American version of the word contains s instead of c, and so it is offense. Offense is a crime or felony that is punishable according to the provisions of law. In a gathering, a person who is seen as ill-mannered and not showing courtesy is labeled as offensive.
Offense is also a noun that describes the act of attacking the enemy as in team sports or even individual sports such as fencing, boxing and MMA. In soccer or basketball, the team having possession of the ball and moving forward to the goal of the opposing team is said to be on the offensive.
Offence is a word in British English, and hence it is used in all commonwealth countries. The origins of the word offence lie in French Offens, which is the word meaning misdeed. The French word is of course inspired by Latin Offensus that equates with annoyance in English. Being on the offence means involved in action or attacking the enemy. When you feel hurt or wounded by the action or words of someone else, you say you have been offended. If someone is not behaving like a gentleman and shows a general lack of politeness, he is said to be offensive. Of course, offence is an act of a crime punishable by law.

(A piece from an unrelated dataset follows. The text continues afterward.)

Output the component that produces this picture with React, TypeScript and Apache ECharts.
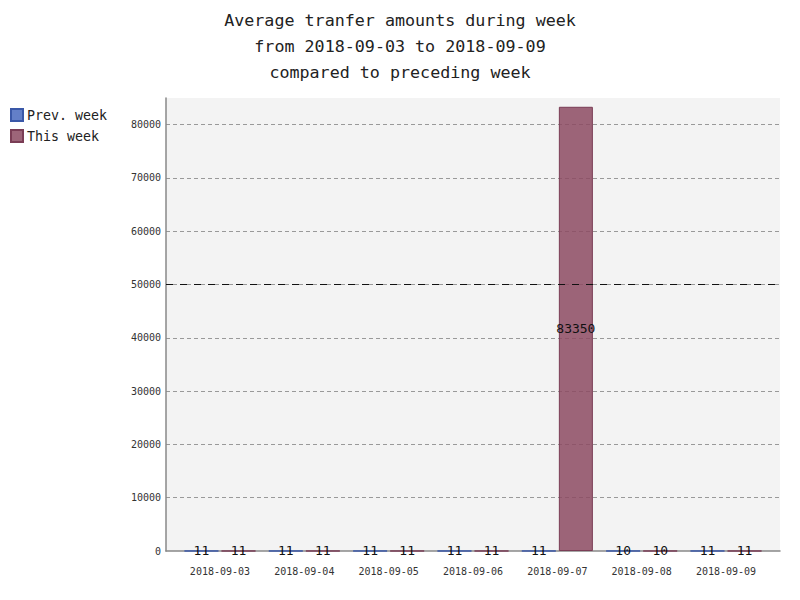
import { useEffect, useRef } from 'react';
import * as echarts from 'echarts';

const days = ['2018-09-03', '2018-09-04', '2018-09-05', '2018-09-06', '2018-09-07', '2018-09-08', '2018-09-09'];
const prevWeek = [11, 11, 11, 11, 11, 10, 11];
const thisWeek = [11, 11, 11, 11, 83350, 10, 11];
const threshold = 50000;

const mono = 'DejaVu Sans Mono';

const App: React.FC = () => {
  const divRef = useRef<HTMLDivElement | null>(null);

  useEffect(() => {
    if (!divRef.current) return;
    const chart = echarts.init(divRef.current, undefined, { renderer: 'svg' });

    const label = {
      show: true,
      position: 'inside',
      color: '#111',
      fontFamily: mono,
      fontSize: 13,
      formatter: (p: any) => String(p.value[1]),
    };

    chart.setOption({
      animation: false,
      title: {
        text: 'Average tranfer amounts during week\nfrom 2018-09-03 to 2018-09-09\ncompared to preceding week',
        left: 395,
        top: 2,
        textAlign: 'center',
        textStyle: { fontFamily: mono, fontSize: 16.7, fontWeight: 'normal', color: '#222', lineHeight: 26 },
      },
      legend: {
        orient: 'vertical',
        left: 5,
        top: 103,
        icon: 'rect',
        itemWidth: 12,
        itemHeight: 12,
        itemGap: 7,
        textStyle: { fontFamily: mono, fontSize: 13.3, color: '#222', padding: [0, 0, 0, -1] },
      },
      grid: {
        left: 166,
        right: 20,
        top: 98,
        bottom: 49,
        show: true,
        backgroundColor: '#f3f3f3',
        borderWidth: 0,
      },
      xAxis: {
        type: 'value',
        min: -0.64,
        max: 6.64,
        axisLine: { show: true, onZero: false, lineStyle: { color: '#888', width: 1.5 } },
        axisTick: { show: false },
        splitLine: { show: false },
        axisLabel: {
          customValues: days.map((_, i) => i),
          formatter: (v: number) => days[Math.round(v)] ?? '',
          fontFamily: mono,
          fontSize: 10,
          color: '#333',
          margin: 15,
        },
      },
      yAxis: {
        type: 'value',
        min: 0,
        max: 85000,
        interval: 10000,
        axisLine: { show: true, onZero: false, lineStyle: { color: '#888', width: 1.5 } },
        axisTick: { show: false },
        axisLabel: {
          fontFamily: mono,
          fontSize: 10,
          color: '#333',
          margin: 5,
          showMaxLabel: false,
          formatter: (v: number) => String(v),
        },
        splitLine: {
          show: true,
          showMinLine: false,
          showMaxLine: false,
          lineStyle: { color: '#999', type: [4, 3], width: 1 },
        },
      },
      series: [
        {
          name: 'Prev. week',
          type: 'bar',
          barWidth: 34,
          barGap: '9%',
          data: prevWeek.map((v, i) => [i, v]),
          itemStyle: { color: 'rgba(72,104,190,0.85)', borderColor: '#3a58a8', borderWidth: 1 },
          label,
          markLine: {
            silent: true,
            symbol: 'none',
            label: { show: false },
            lineStyle: { color: '#111', type: [7, 7], width: 1 },
            data: [{ yAxis: threshold }],
          },
        },
        {
          name: 'This week',
          type: 'bar',
          barWidth: 34,
          barGap: '9%',
          data: thisWeek.map((v, i) => [i, v]),
          itemStyle: { color: 'rgba(140,74,98,0.85)', borderColor: '#7a3d55', borderWidth: 1 },
          label,
        },
      ],
    });

    return () => chart.dispose();
  }, []);

  return <div ref={divRef} style={{ width: 800, height: 600, position: 'absolute', left: 0, top: 0 }} />;
};

export default App;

What is the difference between Offense and Offence?
• There is no difference between offence and offense. If anything, the difference pertains to British and American spelling variations.
• Offence is the spelling used in UK and most of the commonwealth countries whereas offense is the spelling preferred by Americans.
• The difference between offence and offense is similar to the difference between defence and defense or the difference between licence and license.
• No offence is a good example where the word is used as a reprimand that is gentle in nature.